■ Set exercise ■
Repeat, exactly and only, the lines from the beginning of the data through the line with "from matplotlib.ticker import MultipleLocator". Pictures are left out.

* Start Data shown *

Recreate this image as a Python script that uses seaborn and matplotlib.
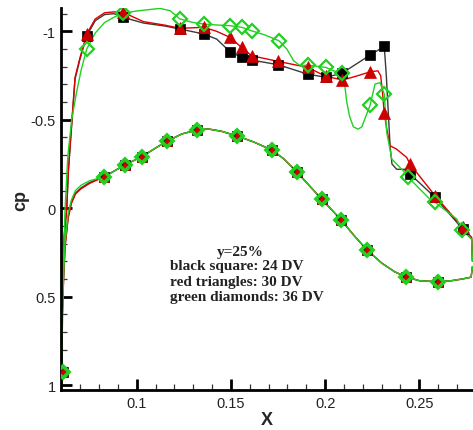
import matplotlib
matplotlib.use("Agg")
import matplotlib.pyplot as plt
import seaborn as sns
from matplotlib.ticker import MultipleLocator

# ---------------- data ----------------
# upper surface pressure distributions
up_x_black = [0.0603, 0.0605, 0.0612, 0.0629, 0.0637, 0.0655, 0.0673, 0.0699, 0.0735, 0.078, 0.083, 0.088,
              0.0929, 0.1036, 0.115, 0.123, 0.1357, 0.1425, 0.1495, 0.1557, 0.161, 0.1752, 0.1908, 0.2005,
              0.2091, 0.2239, 0.2314, 0.2325, 0.2335, 0.2345, 0.2355, 0.238, 0.2425, 0.2451, 0.2584, 0.273,
              0.2778, 0.2782]
up_cp_black = [1.0, 0.5, 0.2, 0.0, -0.2, -0.466, -0.73, -0.843, -0.975, -1.06, -1.095, -1.1,
               -1.079, -1.047, -1.03, -1.013, -0.985, -0.956, -0.885, -0.853, -0.838, -0.811, -0.758, -0.74,
               -0.764, -0.866, -0.915, -0.75, -0.55, -0.35, -0.25, -0.22, -0.22, -0.193, -0.061, 0.118,
               0.175, 0.30]

up_x_red = [0.0603, 0.0605, 0.0612, 0.0629, 0.0637, 0.0655, 0.0673, 0.0699, 0.0735, 0.078, 0.083, 0.088,
            0.0929, 0.1036, 0.115, 0.123, 0.1357, 0.1425, 0.1495, 0.1557, 0.161, 0.1752, 0.1908, 0.2005,
            0.2094, 0.216, 0.2239, 0.228, 0.2295, 0.2305, 0.2314, 0.2327, 0.2345, 0.2378, 0.2433, 0.2451,
            0.2584, 0.273, 0.2778, 0.2782]
up_cp_red = [1.0, 0.5, 0.2, 0.0, -0.21, -0.48, -0.74, -0.85, -0.985, -1.07, -1.105, -1.11,
             -1.107, -1.055, -1.035, -1.017, -1.023, -1.0, -0.966, -0.909, -0.862, -0.83, -0.796, -0.745,
             -0.725, -0.745, -0.771, -0.777, -0.75, -0.65, -0.538, -0.45, -0.353, -0.335, -0.287, -0.249,
             -0.07, 0.109, 0.165, 0.30]

up_x_green = [0.0603, 0.0606, 0.062, 0.0635, 0.0655, 0.068, 0.0705, 0.0735, 0.078, 0.083, 0.088, 0.0929,
              0.1, 0.1124, 0.1177, 0.123, 0.130, 0.1357, 0.1425, 0.1495, 0.1557, 0.161, 0.168, 0.1755,
              0.1797, 0.1833, 0.1867, 0.1908, 0.2005, 0.2044, 0.2091, 0.2105, 0.2115, 0.213, 0.215, 0.2175,
              0.2195, 0.222, 0.2239, 0.2265, 0.2292, 0.2314, 0.2327, 0.2354, 0.2415, 0.2442, 0.2556, 0.2584,
              0.2699, 0.2725, 0.2778, 0.2782]
up_cp_green = [1.0, 0.5, 0.0, -0.3, -0.5, -0.65, -0.78, -0.9, -0.99, -1.05, -1.08, -1.103,
               -1.115, -1.13, -1.117, -1.07, -1.05, -1.041, -1.036, -1.032, -1.023, -1.003, -0.98, -0.947,
               -0.9, -0.834, -0.806, -0.809, -0.796, -0.777, -0.764, -0.69, -0.6, -0.52, -0.46, -0.447,
               -0.46, -0.53, -0.583, -0.702, -0.71, -0.645, -0.43, -0.278, -0.211, -0.174, -0.051, -0.033,
               0.062, 0.122, 0.175, 0.30]

# lower surface pressure distributions
lo_x = [0.0603, 0.0606, 0.0612, 0.062, 0.0636, 0.0653, 0.0675, 0.0705, 0.075, 0.0828, 0.0938, 0.1027,
        0.11, 0.116, 0.124, 0.1322, 0.138, 0.145, 0.1531, 0.162, 0.1717, 0.178, 0.1849, 0.1982,
        0.2085, 0.215, 0.2221, 0.23, 0.237, 0.2429, 0.25, 0.26, 0.267, 0.273, 0.2775, 0.2782]
lo_cp_black = [1.0, 0.6, 0.4, 0.21, 0.05, -0.033, -0.085, -0.115, -0.145, -0.178, -0.245, -0.291,
               -0.34, -0.378, -0.42, -0.443, -0.448, -0.435, -0.409, -0.375, -0.329, -0.28, -0.206, -0.051,
               0.066, 0.15, 0.235, 0.31, 0.36, 0.388, 0.41, 0.416, 0.41, 0.40, 0.39, 0.33]
lo_cp_red = [1.0, 0.6, 0.4, 0.22, 0.06, -0.025, -0.08, -0.11, -0.14, -0.178, -0.245, -0.291,
             -0.34, -0.378, -0.42, -0.443, -0.448, -0.435, -0.409, -0.375, -0.329, -0.28, -0.206, -0.051,
             0.066, 0.15, 0.235, 0.31, 0.36, 0.388, 0.41, 0.416, 0.41, 0.40, 0.39, 0.33]
lo_cp_green = [1.0, 0.6, 0.38, 0.19, 0.03, -0.045, -0.1, -0.13, -0.155, -0.178, -0.245, -0.291,
               -0.34, -0.378, -0.42, -0.443, -0.448, -0.435, -0.409, -0.375, -0.329, -0.28, -0.206, -0.051,
               0.066, 0.15, 0.235, 0.31, 0.36, 0.388, 0.41, 0.416, 0.41, 0.40, 0.39, 0.33]

# symbol stations on the upper surface
mk_up_x = [0.0735, 0.0929, 0.123, 0.1357, 0.1495, 0.1557, 0.161, 0.1752, 0.1908, 0.2005, 0.2091,
           0.2239, 0.2314, 0.2451, 0.2584, 0.273]
mk_up_black = [-0.975, -1.079, -1.013, -0.985, -0.885, -0.853, -0.838, -0.811, -0.758, -0.74, -0.764,
               -0.866, -0.915, -0.193, -0.061, 0.118]
mk_up_red = [-0.985, -1.107, -1.017, -1.023, -0.966, -0.909, -0.862, -0.83, -0.796, -0.745, -0.725,
             -0.771, -0.538, -0.249, -0.07, 0.109]
mk_up_x_green = [0.0735, 0.0929, 0.123, 0.1357, 0.1495, 0.1557, 0.161, 0.1755, 0.1908, 0.2005, 0.2091,
                 0.2239, 0.2314, 0.2442, 0.2584, 0.2725]
mk_up_green = [-0.9, -1.103, -1.07, -1.041, -1.032, -1.023, -1.003, -0.947, -0.809, -0.796, -0.764,
               -0.583, -0.645, -0.174, -0.033, 0.122]

# symbol stations on the lower surface (same for all three designs)
mk_lo_x = [0.0607, 0.0828, 0.0938, 0.1027, 0.116, 0.1322, 0.1531, 0.1717, 0.1849, 0.1982, 0.2085,
           0.2221, 0.2429, 0.26]
mk_lo_cp = [0.925, -0.178, -0.245, -0.291, -0.378, -0.443, -0.409, -0.329, -0.206, -0.051, 0.066,
            0.235, 0.388, 0.416]

x_ticks = [0.1, 0.15, 0.2, 0.25]
x_tick_labels = ["0.1", "0.15", "0.2", "0.25"]
y_ticks = [-1, -0.5, 0, 0.5, 1]
y_tick_labels = ["-1", "-0.5", "0", "0.5", "1"]

note_title = "y=25%"
note_lines = ["black square: 24 DV", "red triangles: 30 DV", "green diamonds: 36 DV"]

# ---------------- styling ----------------
sns.set_theme(style="ticks")
plt.rcParams["font.family"] = ["Liberation Sans", "DejaVu Sans"]

C_BLACK = "#3a3a3a"
C_RED = "#dd0000"
C_GREEN = "#22d022"

fig = plt.figure(figsize=(4.73, 4.31), dpi=100)
ax = fig.add_axes([0.1296, 0.0928, 0.8704, 0.8863])

# curves
for xs, ys, c in [(up_x_black, up_cp_black, C_BLACK), (lo_x, lo_cp_black, C_BLACK),
                  (up_x_red, up_cp_red, C_RED), (lo_x, lo_cp_red, C_RED),
                  (up_x_green, up_cp_green, C_GREEN), (lo_x, lo_cp_green, C_GREEN)]:
    sns.lineplot(x=xs, y=ys, ax=ax, sort=False, estimator=None, color=c, linewidth=1.0)

# symbols: black squares, red triangles, hollow green diamonds
sym_sets = [
    (mk_up_x, mk_up_black, "s", 7.0, "black", "black", 0.5, 4),
    (mk_lo_x, mk_lo_cp, "s", 6.5, "black", "black", 0.5, 4),
    (mk_up_x, mk_up_red, "^", 8.0, "#cc0000", "#cc0000", 0.5, 5),
    (mk_lo_x, mk_lo_cp, "^", 7.0, "#cc0000", "#cc0000", 0.5, 5),
    (mk_up_x_green, mk_up_green, "D", 7.0, "none", C_GREEN, 1.6, 6),
    (mk_lo_x, mk_lo_cp, "D", 6.6, "none", C_GREEN, 2.6, 6),
]
for xs, ys, m, ms, fc, ec, mew, z in sym_sets:
    sns.lineplot(x=xs, y=ys, ax=ax, sort=False, estimator=None, linestyle="", marker=m,
                 markersize=ms, markerfacecolor=fc, markeredgecolor=ec, markeredgewidth=mew,
                 zorder=z, clip_on=True)

ax.set_xlim(0.06, 0.2785)
ax.set_ylim(1.028, -1.132)

ax.set_xticks(x_ticks)
ax.set_xticklabels(x_tick_labels)
ax.set_yticks(y_ticks)
ax.set_yticklabels(y_tick_labels)
ax.xaxis.set_minor_locator(MultipleLocator(0.01))
ax.yaxis.set_minor_locator(MultipleLocator(0.1))
ax.tick_params(which="major", direction="in", length=8, width=2, labelsize=10.5,
               colors="black", labelcolor="#222222", pad=4)
ax.tick_params(which="minor", direction="in", length=4, width=0.9, colors="#333333")

for side in ["top", "right"]:
    ax.spines[side].set_visible(False)
for side in ["left", "bottom"]:
    ax.spines[side].set_linewidth(2)
    ax.spines[side].set_color("black")

ax.set_xlabel("X", fontsize=13, fontweight="bold", labelpad=1)
ax.set_ylabel("cp", fontsize=13, fontweight="bold", labelpad=1)
ax.grid(False)

serif = ["Liberation Serif", "DejaVu Serif"]
ax.text(0.1549, 0.243, note_title, ha="center", va="center", fontsize=11,
        fontweight="bold", family=serif, color="#222222")
for i, line in enumerate(note_lines):
    ax.text(0.1178, 0.322 + i * 0.09, line, ha="left", va="center", fontsize=11,
            fontweight="bold", family=serif, color="#222222")

fig.savefig("out.png", dpi=100)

* End Data shown *

■ Response for this exercise ■
Recreate this image as a Python script that uses seaborn and matplotlib.
import matplotlib
matplotlib.use("Agg")
import matplotlib.pyplot as plt
import seaborn as sns
from matplotlib.ticker import MultipleLocator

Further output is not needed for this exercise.